It’s only fitting that a trip to Chicago would start at the Untitled, a speakeasy-inspired supper club/bar in a dark, sprawling basement complete with a formidable whiskey collection, live music, to-die-for tapas and Al Capone on the wall. Here we met Janet, a lawyer in Mad Men-style glasses, who the next morning texted me an itinerary for “Anna’s Day in Chicago.”
Complete with passwords…
John Hancock Observatory. “It takes only 39 seconds to get to the 94th floor,” said an elevator attendant here. “Will it make my ears pop?” I asked. “More than once.” What do you do when you get to the top? You have a Nutella espresso with a view.

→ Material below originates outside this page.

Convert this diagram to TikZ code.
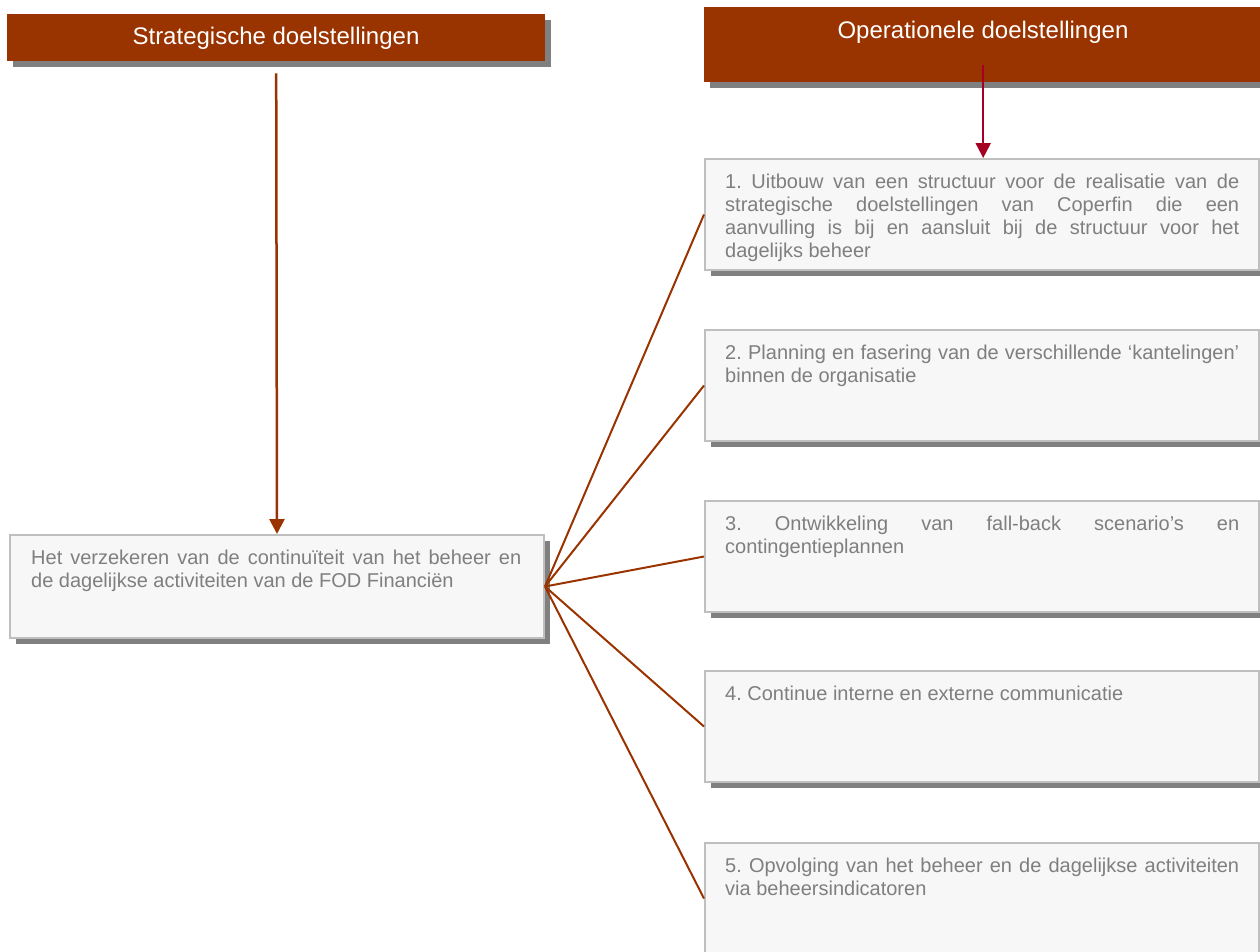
\documentclass[tikz,border=0pt]{standalone}
\usepackage{fontspec}
\setmainfont{Liberation Sans}
\usetikzlibrary{arrows.meta,shadows,calc}
\definecolor{hdrc}{HTML}{993300}
\definecolor{crim}{HTML}{A50021}
\definecolor{shd}{HTML}{808080}
\definecolor{bfill}{HTML}{F7F7F7}
\definecolor{bdraw}{HTML}{BFBFBF}
\definecolor{txtc}{HTML}{7F7F7F}
\newcommand{\bodyfont}{\fontsize{20}{23}\selectfont}
\begin{document}
\frenchspacing
\hyphenpenalty=10000
\exhyphenpenalty=10000
\tolerance=9999
\hbadness=10000
\lefthyphenmin=62
\begin{tikzpicture}[x=1pt,y=-1pt,
  shad/.style={drop shadow={shadow xshift=6pt, shadow yshift=-6pt, fill=shd, opacity=1}},
  hdrbox/.style={fill=hdrc, shad, inner sep=0pt, anchor=north west, text=white,
    font=\fontsize{24}{28}\selectfont},
  gbox/.style={draw=bdraw, line width=2pt, fill=bfill, shad, inner sep=0pt, anchor=north west,
    minimum width=554pt, minimum height=111pt},
  btext/.style={font=\bodyfont, text=txtc, text width=514pt, align=justify,
    inner sep=0pt, anchor=base west},
  conn/.style={draw=hdrc, line width=2pt},
  arrbrown/.style={draw=hdrc, line width=2.5pt, -{Triangle[width=15pt,length=15pt]}},
  arrcrim/.style={draw=crim, line width=2pt, -{Triangle[width=15pt,length=15pt]}}
]
\useasboundingbox (0,0) rectangle (1260,951);

% headers
\node[hdrbox, minimum width=538pt, minimum height=47pt] (h1) at (7,14) {};
\node[font=\fontsize{24}{28}\selectfont, text=white, inner sep=0pt] (h1t) at (276,38) {Strategische doelstellingen};
\node[hdrbox, minimum width=558pt, minimum height=75pt] (h2) at (704,7) {};
\node[font=\fontsize{24}{28}\selectfont, text=white, inner sep=0pt] (h2t) at (983,32) {Operationele doelstellingen};

% main box
\node[gbox, minimum width=534pt, minimum height=103pt] (m) at (9,534) {};
\node[btext, text width=490pt] (mt) at (31,564) {Het verzekeren van de continuïteit van het beheer en\linebreak de dagelijkse activiteiten van de FOD Financiën};

% right boxes
\node[gbox] (b1) at (704,158) {};
\node[gbox] (b2) at (704,329) {};
\node[gbox] (b3) at (704,500) {};
\node[gbox] (b4) at (704,670) {};
\node[gbox] (b5) at (704,842) {};

\begin{scope}
\clip (705,159) rectangle (1257,261);
\node[btext] (t1) at (725,188) {1. Uitbouw van een structuur voor de realisatie van de\linebreak strategische doelstellingen van Coperfin die een\linebreak aanvulling is bij en aansluit bij de structuur voor het\linebreak dagelijks beheer};
\end{scope}
\node[btext] (t2) at (725,359) {2. Planning en fasering van de verschillende ‘kantelingen’\linebreak binnen de organisatie};
\node[btext] (t3) at (725,530) {3. Ontwikkeling van fall-back scenario’s en\linebreak contingentieplannen};
\node[btext] (t4) at (725,700) {4. Continue interne en externe communicatie};
\node[btext] (t5) at (725,872) {5. Opvolging van het beheer en de dagelijkse activiteiten\linebreak via beheersindicatoren};

% arrows
\draw[arrbrown] ([yshift=-12pt]h1.south) -- (m.north);
\draw[arrcrim] ([yshift=17pt]h2.south) -- (b1.north -| h2.south);

% connectors
\foreach \b in {b1,b2,b3,b4,b5}
  \draw[conn] (m.east) -- (\b.west);
\end{tikzpicture}
\end{document}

What kept amazing me in Chicago was the crazy juxtaposition of old and new, like the Old Chicago Water Tower and the skyscrapers around it.
Or the lacy Wrigley Building against the steel and glass.
Some heads are bigger than others. This one in front of the Chicago Museum of Contemporary Art also comes with its own palette in a surreal nod to our collective imagination.
The Atrium Mall also houses the government center. Here I got yelled at by the security guards for taking photos. It didn’t exactly stop me.
A Miro sculpture across the street for the Daley Plaza. Chicago = hidden gems.
Macy’s on State Street is getting ready for the Thanksgiving Day Parade. A beautiful historic building, it used to be the flagship store for Marshall Field & Co.
I had every intention of getting closer to greatness by the Monet paintings at the Art Institute of Chicago but instead, I asked a guy in a tie to take a very touristic photo by the Bean at the Millennium Park.
PS: Allen wants to know what I was doing in Chicago if I didn’t go to see Sue, a 40-foot-long T. Rex at the Field Museum. Not sure what to tell him.